Arts

Apollo’s Fire to celebrate 300th birthday of Bach with “Family Frolic” concert

Apollo’s Fire, a Knight Arts grantee, is well known for both its classical, and its funky, programming, giving the adjective “hip” to what most people might think of as stodgy, old, classical music.

This becomes apparent in this current season and an upcoming program. It would be enough for most orchestras that this is Johann Sebastian Bach’s 300th birthday year. (Orchestras have had performances for less momentous occasions.) Apollo’s Fire is joining in that idea with a year-long celebration of the musical giant’s talent.

But it’s going a big step forward by focusing on Bach as a family man. Most people might not see the composer as quite real. Legend, yes, and an icon of classical music. But as Jeannette Sorrell, founder and artistic director of Apollo’s Fire, noted, Bach was so much more.

Bach wrote hundreds of cantatas, as well as extensive organ works and orchestral pieces. Prodigious as a musician – with a huge performance schedule and work commitment – Bach also managed to produce a large family. The composer apparently had seven children with his first wife and 13 with the second.

It is one of them that caught the interest of Sorrell and will set the tempo for the performance it is calling “Family Frolic: a Multi-Generational Music Party.”

As Sorrell tells it: “We know from Bach family documents that ‘Lieschen’ was the nickname of one his daughters. And she was the only of his daughters who got married. Bach indicated ‘Lieschen’ next to the soprano line of the ‘Coffee Cantata.’ I’ve never seen any musicologists take note of this connection,” Sorrell continued, “but it seems clear to me that the role of ‘Lieschen’ was meant for his daughter. In the cantata, Lieschen keeps pestering her father to find her a husband.
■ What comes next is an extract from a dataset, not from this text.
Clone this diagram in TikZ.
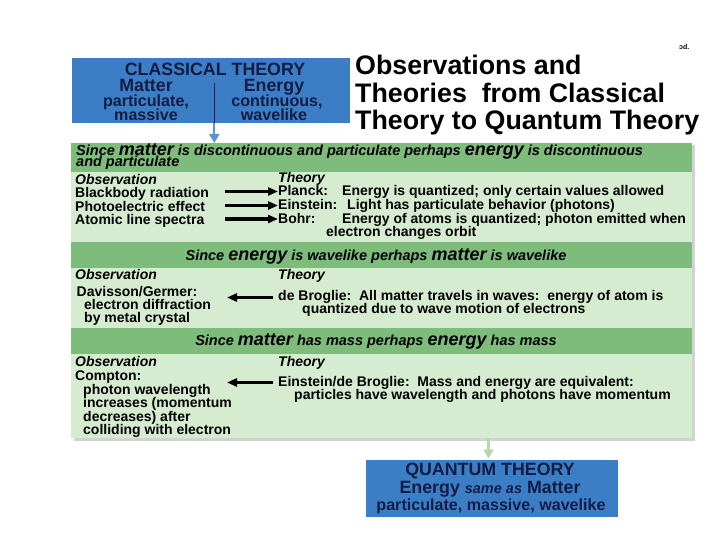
\documentclass[tikz,border=0pt]{standalone}
\usepackage{fontspec}
\setmainfont{Liberation Sans}
\usetikzlibrary{arrows.meta}
\definecolor{bluebox}{RGB}{60,126,198}
\definecolor{navy}{RGB}{18,28,68}
\definecolor{bandgreen}{RGB}{126,188,124}
\definecolor{lightgreen}{RGB}{214,236,208}
\definecolor{arrowblue}{RGB}{88,148,212}
\definecolor{arrowgreen}{RGB}{178,216,176}
\definecolor{shadowgrey}{RGB}{210,210,210}
\newcommand\bodyf{\fontsize{14}{14}\selectfont\bfseries}
\newcommand\hdrf{\fontsize{14.5}{11}\selectfont\lineskiplimit=-30pt\bfseries\itshape}
\newcommand\hbig[1]{{\fontsize{18}{18}\selectfont #1}}
\begin{document}
\begin{tikzpicture}[x=1pt,y=-1pt,
  txt/.style={anchor=base west, inner sep=0pt, font=\bodyf, text=black},
  itx/.style={anchor=base west, inner sep=0pt, font=\fontsize{14}{14}\selectfont\bfseries\itshape, text=black},
  hdr/.style={inner sep=0pt, font=\hdrf, text=black},
  cltxt/.style={anchor=base, inner sep=0pt, text=navy, font=\fontsize{17.8}{17.8}\selectfont\bfseries},
  clsmall/.style={anchor=base, inner sep=0pt, text=navy, font=\fontsize{16.1}{16.1}\selectfont\bfseries},
  ttl/.style={anchor=base west, inner sep=0pt, font=\fontsize{26.8}{26.8}\selectfont\bfseries},
  band/.style={fill=bandgreen, inner sep=0pt, anchor=north west, minimum width=621pt},
  bigarrow/.style={line width=3.2pt, -{Triangle[length=10pt,width=8pt]}},
  bluearrow/.style={draw=arrowblue, line width=2.2pt, -{Triangle[length=9pt,width=10pt]}},
  greenarrow/.style={draw=arrowgreen, line width=2.2pt, -{Triangle[length=9pt,width=10pt]}}
]
\useasboundingbox (0,0) rectangle (720,540);

% ---------- classical box ----------
\node[fill=bluebox, inner sep=0pt, anchor=north west, minimum width=278.3pt, minimum height=64.7pt] (cl) at (71.7,58.3) {};
\node[cltxt] (clt) at (215,76) {CLASSICAL THEORY};
\node[cltxt] (mat) at (146,91.2) {Matter};
\node[clsmall] (mat2) at (146,106.5) {particulate,};
\node[clsmall] (mat3) at (146,121) {massive};
\node[cltxt] (ene) at (274,91.2) {Energy};
\node[clsmall] (ene2) at (277,106.5) {continuous,};
\node[clsmall] (ene3) at (274,121) {wavelike};
\coordinate (septop) at (214.3,83);
\coordinate (sepbot) at (214.3,123);
\draw[navy, line width=1.6pt] (septop) -- (sepbot);

% ---------- title ----------
\node[ttl] (t1) at (355,75) {Observations and};
\node[ttl] (t2) at (355,103) {Theories\ \ from Classical};
\node[ttl] (t3) at (355,130) {Theory to Quantum Theory};
\node[anchor=base west, inner sep=0pt, font=\fontsize{7}{7}\selectfont\bfseries] (ed) at (679,50) {ɔd.};

% ---------- green panel ----------
\fill[shadowgrey] (73.5,145.5) rectangle (695,441);
\node[fill=lightgreen, inner sep=0pt, anchor=north west, minimum width=621pt, minimum height=295pt] (panel) at (71,143) {};
\node[band, minimum height=28.5pt] (b1) at (71,143) {};
\node[band, minimum height=26pt] (b2) at (71,242) {};
\node[band, minimum height=26pt] (b3) at (71,328) {};

\draw[bluearrow] (sepbot) -- (sepbot |- panel.north);

% headers
\node[hdr, anchor=base west, align=left] (h1) at (76,167) {Since \hbig{matter} is discontinuous and particulate perhaps \hbig{energy} is discontinuous\\and particulate};
\node[hdr, anchor=base] (h2) at (376,260) {Since \hbig{energy} is wavelike perhaps \hbig{matter} is wavelike};
\node[hdr, anchor=base] (h3) at (376,345) {Since \hbig{matter} has mass perhaps \hbig{energy} has mass};

% row 1
\node[itx] (o1) at (75,185) {Observation};
\node[itx] (th1) at (278,183) {Theory};
\node[txt] (bb) at (75,197.7) {Blackbody radiation};
\node[txt] (pe) at (75,211.5) {Photoelectric effect};
\node[txt] (al) at (75,225) {Atomic line spectra};
\node[txt] (planck) at (278,195.5) {Planck:};
\node[txt] (planckt) at (342,195.5) {Energy is quantized; only certain values allowed};
\node[txt] (einst) at (278,209.5) {Einstein:};
\node[txt] (einstt) at (347,209.5) {Light has particulate behavior (photons)};
\node[txt] (bohr) at (278,223) {Bohr:};
\node[txt] (bohrt) at (342,223) {Energy of atoms is quantized; photon emitted when};
\node[txt] (bohrt2) at (326,236.5) {electron changes orbit};
\coordinate (a1) at (225,191.5);
\coordinate (a2) at (225,205.5);
\coordinate (a3) at (225,219);
\draw[bigarrow] (a1) -- (a1 -| planck.west);
\draw[bigarrow] (a2) -- (a2 -| einst.west);
\draw[bigarrow] (a3) -- (a3 -| bohr.west);

% row 2
\node[itx] (o2) at (75,279) {Observation};
\node[itx] (th2) at (278,279) {Theory};
\node[txt] (dg) at (76.5,296.5) {Davisson/Germer:};
\node[txt] (dg2) at (84,309.5) {electron diffraction};
\node[txt] (dg3) at (84,322.5) {by metal crystal};
\node[txt] (db) at (278,300) {de Broglie:\ \ All matter travels in waves:\ \ energy of atom is};
\node[txt] (db2) at (302,313.5) {quantized due to wave motion of electrons};
\coordinate (a4) at (227,297.5);
\draw[bigarrow] ([xshift=-5pt]db.west |- a4) -- (a4);

% row 3
\node[itx] (o3) at (75,366) {Observation};
\node[itx] (th3) at (278,366) {Theory};
\node[txt] (co) at (75,380) {Compton:};
\node[txt] (co2) at (83,394) {photon wavelength};
\node[txt] (co3) at (83,407.5) {increases (momentum};
\node[txt] (co4) at (83,421) {decreases) after};
\node[txt] (co5) at (83,434.5) {colliding with electron};
\node[txt] (edb) at (278,386) {Einstein/de Broglie:\ \ Mass and energy are equivalent:};
\node[txt] (edb2) at (294,399) {particles have wavelength and photons have momentum};
\coordinate (a5) at (227,382.5);
\draw[bigarrow] ([xshift=-5pt]edb.west |- a5) -- (a5);

% ---------- quantum box ----------
\node[fill=bluebox, inner sep=0pt, anchor=north west, minimum width=252pt, minimum height=57pt] (qt) at (365.5,460) {};
\draw[greenarrow] (panel.south -| 488.5,0) -- (488.5,458.5);
\node[cltxt] (q1) at (490,475.7) {QUANTUM THEORY};
\node[cltxt] (q2) at (490,493.3) {Energy {\fontsize{14.5}{14.5}\selectfont\itshape same as} Matter};
\node[clsmall] (q3) at (491,510) {particulate, massive, wavelike};
\end{tikzpicture}
\end{document}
With an enormous church job and huge performing and composing responsibilities, Bach apparently didn’t have time to find husbands for most of his daughters. But he found one for Lieschen, because she wouldn’t give up. So I think the ‘Coffee Cantata’ gives us a charming window into one of the important family dramas in the Bach household.”

Now that’s inventive.

In this production, Apollo’s Fire uses some of its Young Artists, as Sorrell calls them, to bring the “Coffee Cantata” to life. As she noted, she wanted “to give some of our Young Artists a chance to shine in a more ‘theatrical’ vein.”

Sorrell, who designed the program, has invited soprano Madeline Apple Healey to play/sing the role of Lieschen. Apollo’s Fire regular guest artist, baritone Jeffrey Strauss, will return to the stage as Lieschen’s embattled Papa. Corey Shotwell, tenor, plays the overworked owner of the Leipzig coffeehouse where this drama plays out.

Madeline Apple Healey, soprano. Photo from www.thirteenthchamberchoir.com

It all sounds like amazing fun and good music.

Joining this work will be Bach’s “Harpsichord Sonata in D minor” and a flute quartet by Bach’s son, Johann Christian. Following the performance there will be a coffee klatch so that audience members can mingle with the performers over caffeine. Nice touch.

A pre-concert talk will be given by flutist Kathie Stewart one hour prior to each event.

Apollo’s Fire will present “Family Frolic” in the Akron area at a concert at 8 p.m. on Friday, January 23rd in the First United Methodist Church, 263 E. Mill St., Akron; 216-320-0012; www.apollosfire.org. Tickets are $21-$68.